Is it dull? Not necessarily — but it’s different. F1 used to wear its nerves outside the fireproofs. Now, the new class of team bosses — the Mekies, Komatsus, Permanes of the paddock — prefer the soldering iron to the sledgehammer. The corporate era demands clean edges, and you can feel that in the messaging. Less bark, more benchmark.

Of course, this could all be theatre of a quieter kind. Fernando Alonso, who’s played more title endgames than most, was right this week: the games never stop. It’s body language in the driver briefing, it’s who looks at the floor in FP2, it’s who talks about pressure and who refuses to. Sometimes the loudest move is pretending you don’t care.

And maybe that’s the play here. If you’re Verstappen, breezing in with house money is the ultimate flex. If you’re McLaren, showing harmony and control as you try to close a double-title loop says: we’ve got this, whichever number on the garage wins it. It’s a message to the other side — and to your own — that Sunday won’t shake you.

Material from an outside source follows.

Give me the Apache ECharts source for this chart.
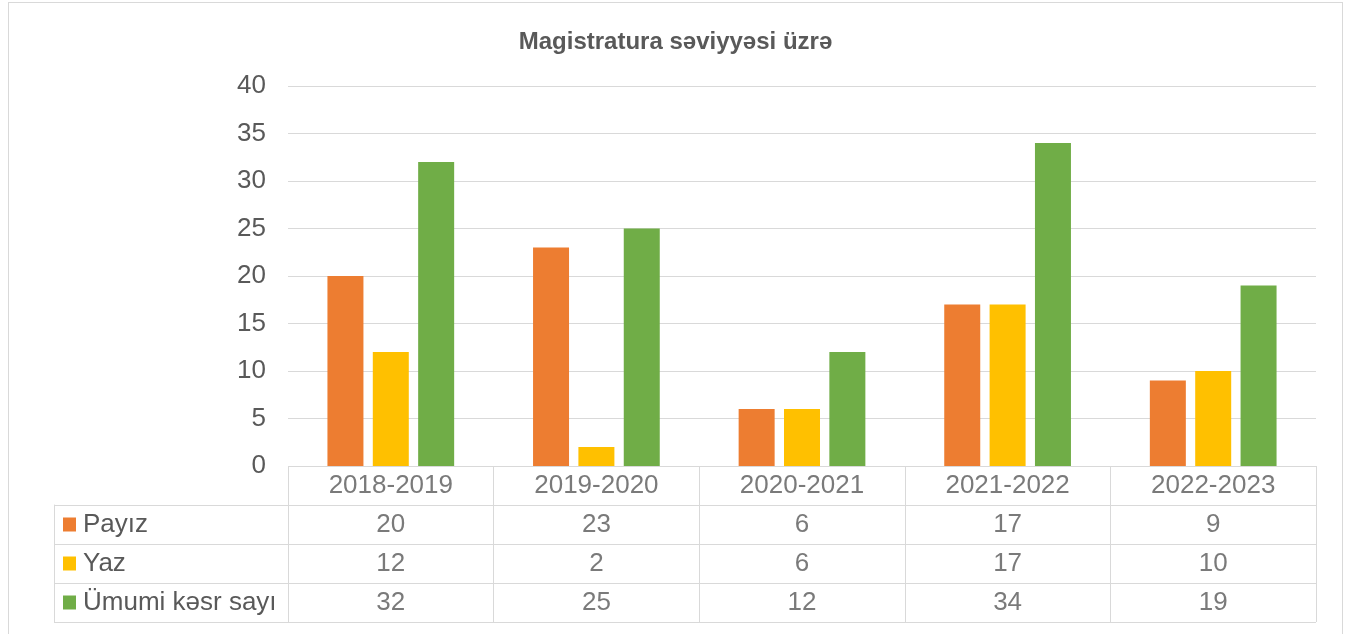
<!DOCTYPE html>
<html>
<head>
<meta charset="utf-8">
<script src="https://cdn.jsdelivr.net/npm/echarts@6/dist/echarts.min.js"></script>
<style>
  html, body { margin: 0; padding: 0; background: #fff; overflow: hidden; }
  #frame { position: absolute; left: 8px; top: 2px; width: 1335px; height: 700px; border: 1px solid #d9d9d9; box-sizing: border-box; }
  #chart { position: absolute; left: 0; top: 0; width: 1351px; height: 634px; }
</style>
</head>
<body>
<div id="frame"></div>
<div id="chart"></div>
<script>
const titleText = 'Magistratura səviyyəsi üzrə';
const categories = ['2018-2019', '2019-2020', '2020-2021', '2021-2022', '2022-2023'];
const seriesNames = ['Payız', 'Yaz', 'Ümumi kəsr sayı'];
const payiz = [20, 23, 6, 17, 9];
const yaz = [12, 2, 6, 17, 10];
const umumi = [32, 25, 12, 34, 19];
const colors = ['#ED7D31', '#FFC000', '#70AD47'];
const yTicks = { min: 0, max: 40, interval: 5 };

const seriesValues = [payiz, yaz, umumi];
const font = "'Liberation Sans', Arial, sans-serif";
const txt = '#595959';
const lineCol = '#d9d9d9';

// table cell texts (header row + one row per series)
const tableRows = ['hdr'].concat(seriesNames);
const cellData = [];
categories.forEach((c, i) => cellData.push([i, 0, c]));
seriesValues.forEach((vals, s) => vals.forEach((v, i) => cellData.push([i, s + 1, String(v)])));

const rich = { t: { fontSize: 26, color: txt, fontFamily: font, padding: [0, 0, 0, 7] } };
colors.forEach((c, i) => { rich['s' + i] = { width: 13, height: 14, backgroundColor: c }; });

const chart = echarts.init(document.getElementById('chart'), null, { renderer: 'canvas' });
chart.setOption({
  animation: false,
  backgroundColor: 'transparent',
  textStyle: { fontFamily: font },
  title: {
    text: titleText, left: 'center', top: 25,
    textStyle: { fontSize: 24, fontWeight: 'bold', color: txt, fontFamily: font }
  },
  grid: [
    { left: 288, right: 35, top: 86, height: 380 },
    { left: 288, right: 35, top: 466, height: 156 },
    { left: 54, width: 234, top: 505, height: 117 }
  ],
  xAxis: [
    { gridIndex: 0, type: 'category', data: categories,
      axisLine: { show: false }, axisTick: { show: false }, axisLabel: { show: false } },
    { gridIndex: 1, type: 'category', data: categories,
      axisLine: { show: false }, axisTick: { show: false }, axisLabel: { show: false },
      splitLine: { show: true, interval: 0, lineStyle: { color: lineCol, width: 1 } } },
    { gridIndex: 2, type: 'value', show: false }
  ],
  yAxis: [
    { gridIndex: 0, type: 'value', min: yTicks.min, max: yTicks.max, interval: yTicks.interval,
      axisLine: { show: false }, axisTick: { show: false },
      axisLabel: { fontSize: 26, color: txt, margin: 22, fontFamily: font },
      splitLine: { lineStyle: { color: lineCol, width: 1 } } },
    { gridIndex: 1, type: 'category', data: tableRows, inverse: true,
      axisLine: { show: false }, axisTick: { show: false }, axisLabel: { show: false },
      splitLine: { show: true, interval: 0, lineStyle: { color: lineCol, width: 1 } } },
    { gridIndex: 2, type: 'category', data: seriesNames, inverse: true,
      axisLine: { show: true, lineStyle: { color: lineCol, width: 1 } }, axisTick: { show: false },
      axisLabel: { inside: true, margin: 9, formatter: (v, i) => '{s' + i + '|}{t|' + v + '}', rich: rich },
      splitLine: { show: true, interval: 0, lineStyle: { color: lineCol, width: 1 } } }
  ],
  series: seriesNames.map((n, s) => ({
    name: n, type: 'bar', xAxisIndex: 0, yAxisIndex: 0,
    data: seriesValues[s], barWidth: 36, barGap: '26%',
    itemStyle: { color: colors[s] }, silent: true
  })).concat([{
    type: 'scatter', xAxisIndex: 1, yAxisIndex: 1, data: cellData,
    symbolSize: 1, itemStyle: { color: 'transparent' }, silent: true,
    label: { show: true, position: 'inside', formatter: p => p.value[2],
      fontSize: 26, color: txt, fontFamily: font }
  }])
});
</script>
</body>
</html>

Still, you can’t help missing a little knife-edge tension. Abu Dhabi has hosted enough last acts to know what the room feels like when one wrong step sends everything off the cliff. This doesn’t have that crackle. It’s composed, it’s curated. It might even be honest. But it’s not box office yet.

Maybe that’s fine. Maybe the fireworks stay in the garage until five lights go out. Because whatever the tone of the pressers, the truth gets written at 300 km/h — in the braking zones, in how deep someone dares on cold tyres, in whether a pit wall blinks first when a Safety Car drops a grenade into the strategy.

Brown and Mekies can swap compliments. Norris and Piastri can keep the lid on it. Verstappen can call it a bonus. Come Sunday night, none of that language will matter if the margins tighten and the title swings on a coin toss. That’s the sport’s great equaliser: when it really counts, everyone cares.

If Abu Dhabi’s buildup felt too polite, it sets up the simplest kind of finale. No noise, no bile, just a straight fight for the crown. And if the gloves stay on off-track, that only leaves one place to take them off.